I can't imagine what Christmas was like for those families, with gifts wrapped under the tree for little ones who would never open them.  It breaks my heart.  It makes me feel ashamed that I'm still sad there was no Baby's First Christmas ornament on our tree, like we'd hoped.  Our sadness simply pales in comparison.  But there it is.  I am sad that it didn't happen this year.  I cry every day for the families who lost, but I still feel like a huge jerk because our sadness for them is enormous, but doesn't make our own sadness go away.  When we started waiting, we optimistically thought last year would be our last Christmas as a family of two.

I guess I'm probably not supposed to say that.  Blogs like this, intended for an expectant mom to possibly read and maybe choose us, aren't supposed to dwell on our disappointment.  We're supposed to talk about how wonderful our lives are, not the challenges we've faced.  But honestly, if I've learned anything in the past year, it's that our challenges are what make people care about us.  No one ever felt inspired by someone's description of a life of perfect ease.  It's the struggles, and how we overcome them, that compel us, that make us feel a connection to one another.

For all menopause at 32 sucks, I watch Teen Mom and think that I wouldn't want those girls' lives either.  I don't wish I'd had a baby at their age, even though back then, maybe I would have actually been able to conceive.  Everything would have been different.  College, work, friends.  But I probably wouldn't have met Doug, and that's the only thing that makes me pause, and say, "nope, I'm glad things turned out the way they did." 
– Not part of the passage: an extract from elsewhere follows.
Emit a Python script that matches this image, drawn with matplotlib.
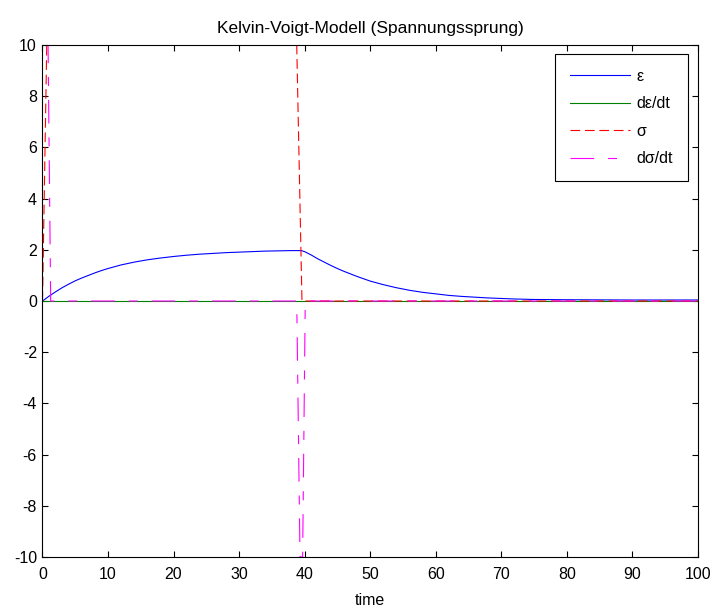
import matplotlib
matplotlib.use('Agg')
import matplotlib.pyplot as plt

plt.rcParams['font.family'] = ['Liberation Sans', 'DejaVu Sans']
plt.rcParams['lines.scale_dashes'] = False
plt.rcParams['axes.unicode_minus'] = False

# strain response (creep + recovery)
t_eps = [0, 1, 2, 3, 4, 5, 6, 7, 8, 9, 10, 12, 14, 16, 18, 20, 22, 24, 26, 28,
         30, 32, 34, 36, 38, 39.5, 40, 41, 42, 43, 44, 45, 46, 48, 50, 52, 54,
         56, 58, 60, 62, 64, 66, 68, 70, 72, 75, 80, 90, 100]
eps = [0, 0.19, 0.36, 0.52, 0.66, 0.79, 0.90, 1.00, 1.10, 1.19, 1.27, 1.41,
       1.52, 1.61, 1.68, 1.74, 1.79, 1.83, 1.86, 1.89, 1.91, 1.93, 1.95, 1.96,
       1.97, 1.97, 1.93, 1.80, 1.65, 1.52, 1.39, 1.27, 1.16, 0.96, 0.78, 0.64,
       0.52, 0.42, 0.34, 0.28, 0.22, 0.18, 0.15, 0.12, 0.10, 0.08, 0.06, 0.05,
       0.04, 0.04]

t_deps = [0, 100]
deps = [0, 0]

# applied stress step and its derivative
t_sig = [0, 0.65, 38.8, 39.6, 100]
sig = [0, 10, 10, 0, 0]

t_dsig = [0, 0.85, 1.25, 38.8, 39.3, 39.7, 40.1, 100]
dsig = [10, 10, 0, 0, -10, -10, 0, 0]

fig = plt.figure(figsize=(7.13, 6.08), dpi=100)
ax = fig.add_axes([0.0596, 0.0839, 0.919, 0.842])

lw = 0.8
ax.plot(t_eps, eps, color='#0000ff', lw=lw, label='ε')
ax.plot(t_deps, deps, color='#008000', lw=lw, label='dε/dt')
l_sig, = ax.plot(t_sig, sig, color='#ff0000', lw=lw, label='σ')
l_sig.set_dashes((7, 3.4))
l_dsig, = ax.plot(t_dsig, dsig, color='#ff00ff', lw=lw, label='dσ/dt')
l_dsig.set_dashes((17, 10, 6.5, 10))

ax.set_xlim(0, 100)
ax.set_ylim(-10, 10)
ax.set_xticks(range(0, 101, 10))
ax.set_yticks(range(-10, 11, 2))
ax.tick_params(direction='in', length=4, width=0.8, top=True, right=True,
               labelsize=11.5, colors='black')
ax.tick_params(axis='x', pad=7)
ax.tick_params(axis='y', pad=4)
for s in ax.spines.values():
    s.set_linewidth(0.8)

ax.set_xlabel('time', fontsize=11.5, labelpad=8)
ax.set_title('Kelvin-Voigt-Modell (Spannungssprung)', fontsize=12.5, pad=9)

leg = ax.legend(loc='upper right', bbox_to_anchor=(0.985, 0.982),
                borderaxespad=0, fontsize=11.5, handlelength=3.8,
                handletextpad=0.4, labelspacing=0.78, borderpad=0.92,
                fancybox=False, framealpha=1, edgecolor='black')
leg.get_frame().set_linewidth(0.8)

fig.savefig('out.png', dpi=100)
This path has been full of a lot of tears and sadness.  Infertility is an emotional drain, and adoption has its own difficulties.  But I want to take our experience, and do some work with the church, offering support for people struggling with infertility or their adoption wait.  It's so easy to get caught up in how unfair it is when our plans don't work out, and I've seen a lot of women, especially, lose their faith in God altogether because of the same sort of experience Doug and I have had.  There's a huge stigma about infertility being too personal to talk about, so people going through it end up doing it alone, or on some internet site where they can stay anonymous.  I'd like to form a faith-based support group so people can come and actually talk about their feelings, and not feel so alone. 

And as Doug said to me the other night...in a way, as bad as this has sucked, we're lucky that we went through it together.  Because it brought us closer than we would ever have been otherwise.  I want to share that perspective, and that hope, and that appreciation that God knew exactly what He was doing in our lives.